Here’s an issue which I’ve encountered occasionally as a referee over the years (though not recently, and not as a handling editor as far as I can recall). It concerns manuscripts for which a student is the lead author, and their supervisor is a co-author. Once in a while I find that such a manuscript contains one or more serious mistakes, such as confusion about basic concepts, an experimental design that completely confounds key factors, failure to measure important response variables that obviously should’ve and easily could’ve been measured, or serious statistical errors such as analyzing a nested design as if it were a factorial design. The nature of the errors is such that I would not expect to encounter them in papers lead-authored by the supervisor.
So my assumption (and I emphasize that it is an assumption) is that one of two things is going on.* Either the supervisor didn’t really read the paper carefully before it was submitted, and so wasn’t fully aware of the mistakes or of their seriousness. Or else the supervisor was fully aware of the mistakes, but decided that “it’s the student’s paper, let him make his own mistakes”. And of course, these possibilities aren’t mutually exclusive, since a supervisor who gives his students a lot of freedom and lets them make their own mistakes is the sort of supervisor who might let students submit an ms without first reading it carefully.
My question to you is: are you bothered by this? Because I am, but I’m not sure if that’s just me. I’m bothered for several reasons. First, either possibility I’ve described would seem to be a violation of the published rules of most journals, which require that all authors take responsibility for everything in the manuscript. Second, even if those journal rules didn’t exist, wouldn’t you still want to make sure that any science with your name on it was correct? Third, I’m most bothered by the apparent willingness of some supervisors to effectively force reviewers to do the training that the supervisors ought to be doing.
Note that the situation is totally different if the supervisor isn’t a co-author. As a reviewer, I’m not the least bit bothered if I’m reviewing a manuscript sole-authored by a student and find serious mistakes that a more experienced author probably wouldn’t make. Note also that I’m all in favor of allowing students a lot of freedom, including the freedom to make mistakes. But that freedom does not extend to the freedom to make serious, clear-cut mistakes with my name on them.
But then again, maybe I shouldn’t be bothered by this. One could take the view that it’s the job of reviewers to identify mistakes, no matter what the source of those mistakes. Further, even very experienced people do sometimes make serious mistakes (like believing in zombie ideas!), so maybe my annoyance here is based on the false premise that there are some mistakes that should just never happen in any paper with an experienced co-author.
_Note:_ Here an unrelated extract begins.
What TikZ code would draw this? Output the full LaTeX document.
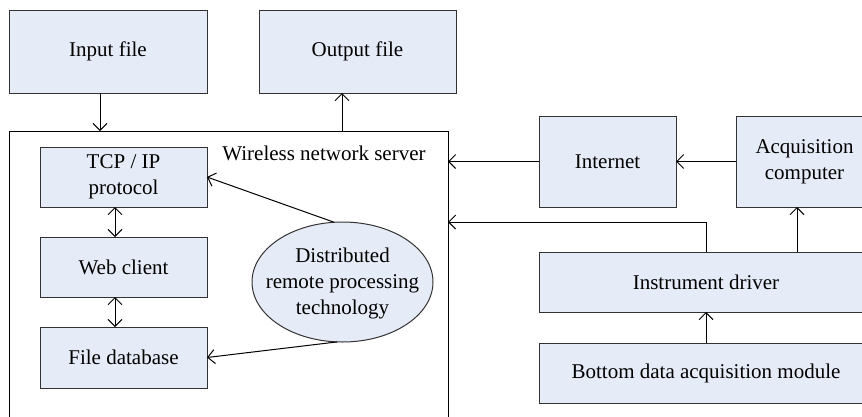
\documentclass[tikz,border=0pt]{standalone}
\usepackage{fontspec}
\setmainfont{Liberation Serif}
\usetikzlibrary{arrows.meta,shapes.geometric}
\definecolor{boxfill}{HTML}{E6ECF7}
\definecolor{boxline}{HTML}{333333}
\tikzset{
  txt/.style={font=\fontsize{21}{26}\selectfont,align=center},
  box/.style={txt,draw=boxline,fill=boxfill,line width=1pt,outer sep=0pt,inner sep=2pt},
  arr/.style={-{Straight Barb[length=7pt,width=14pt]},line width=1pt},
  dbl/.style={{Straight Barb[length=7pt,width=14pt]}-{Straight Barb[length=7pt,width=14pt]},line width=1pt},
}
\begin{document}
\begin{tikzpicture}[x=1pt,y=-1pt]
\useasboundingbox (0,0) rectangle (862,416);
\clip (0,0) rectangle (862,416);
\fill[white] (0,0) rectangle (862,416);
\node[box,minimum width=198,minimum height=83] (in) at (108,51.5) {Input file};
\node[box,minimum width=197,minimum height=83] (out) at (357.5,51.5) {Output file};
\node[draw=black,line width=1pt,outer sep=0pt,minimum width=439,minimum height=294] (srv) at (228.5,278) {};
\node[txt,inner sep=0pt] (lbl) at (324,153) {Wireless network server};
\node[box,minimum width=167,minimum height=60] (tcp) at (123.5,177) {TCP / IP\\protocol};
\node[box,minimum width=167,minimum height=60] (web) at (123.5,267) {Web client};
\node[box,minimum width=167,minimum height=61] (fdb) at (123.5,357.5) {File database};
\node[box,ellipse,minimum width=181,minimum height=120,inner sep=0pt] (ell) at (342.5,282) {};
\node[txt,inner sep=0pt] (ellt) at (342.5,283) {Distributed\\remote processing\\technology};
\node[box,minimum width=137,minimum height=91] (inet) at (607.5,161.5) {Internet};
\node[box,minimum width=137,minimum height=91] (acq) at (804.5,161.5) {Acquisition\\computer};
\node[box,minimum width=334,minimum height=60] (drv) at (706,282) {Instrument driver};
\node[box,minimum width=334,minimum height=60] (bot) at (706,373) {Bottom data acquisition module};
\draw[arr] (in.south -| 100,0) -- (srv.north -| 100,0);
\draw[arr] (srv.north -| 342,0) -- (out.south -| 342,0);
\draw[dbl] (tcp.south -| 115,0) -- (web.north -| 115,0);
\draw[dbl] (web.south -| 115,0) -- (fdb.north -| 115,0);
\draw[arr] (ell.98) -- (tcp.east);
\draw[arr] (ell.265) -- (fdb.east);
\draw[arr] (inet.west) -- (inet.west -| srv.east);
\draw[arr] (acq.west) -- (inet.east);
\draw[arr] (drv.north) |- (srv.east |- 0,222);
\draw[arr] (drv.north -| 797,0) -- (acq.south -| 797,0);
\draw[arr] (bot.north) -- (drv.south);
\end{tikzpicture}
\end{document}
What do you think? Should supervisor co-authors let student lead authors make serious mistakes? Should reviewers care if they do? Or is this whole post just based on a false premise?
*Actually, I suppose there are at least two other possibilities: the supervisor is aware of the mistakes and their seriousness, but either hopes the reviewers won’t notice or care, or else hopes to be given the opportunity to fix the mistakes in a revision. But I ignore these possibilities, because considering them is too depressing.
p.s. to my own students: this post was not inspired by you!
Another possibility is the supervisor doesn’t agree with the reviewer as to the seriousness of the problem. Maybe they don’t think it’s a problem at all!
More likely they see it as a shortcoming rather than a fatal flaw, that would be impossible to fix after the experiment is done and the student has moved on. No study is perfect after all — especially experimental ones. Not every flawed experiment is worth publishing, but as long as the shortcomings are openly discussed and there is something of value in the study, it could be published.
“Maybe they don’t think it’s a problem at all!”
Sure, that’s possible. In the post I give the example of supervisors who believe in zombie ideas. Although in practice I’ve never encountered that, it’s always been things like huge glaring experimental design flaws.
I agree that the most likely possibility in most cases is that the supervisor sees the problems as shortcomings, which can’t be fixed because the student has moved on, but they still want to get a paper out of it. Which I can understand, but which I admit still bugs me a little. The fact that the student has moved on but you still want to get a paper out of the work shouldn’t cloud your judgment as to just how serious the problems are.
I completely agree with the first 2 main objections you bring up – a supervisor should be a mentor and teacher, not just someone who provides funding, lab space and sticks their name on the end of the author list.
From the mentoring point of view, as a student, getting strong feedback from your supervisor is likely to be less soul destroying than from an anonymous reviewer. It would have been for me, anyway. It will still be a valuable lesson learnt for the student, and faster than through any review process.
As for the 3rd possibility (supervisors handing off responsibility for highlighting known mistakes to reviewers), this is verging on unethical behaviour. But how common is it? You’d need to rule out a lot of possibilities before being able to prove such behaviour was deliberate.
How common is the third possibility? I don’t know. Probably not very common. And yes, there are lots of other possibilities one would want to rule out before assuming that was the case.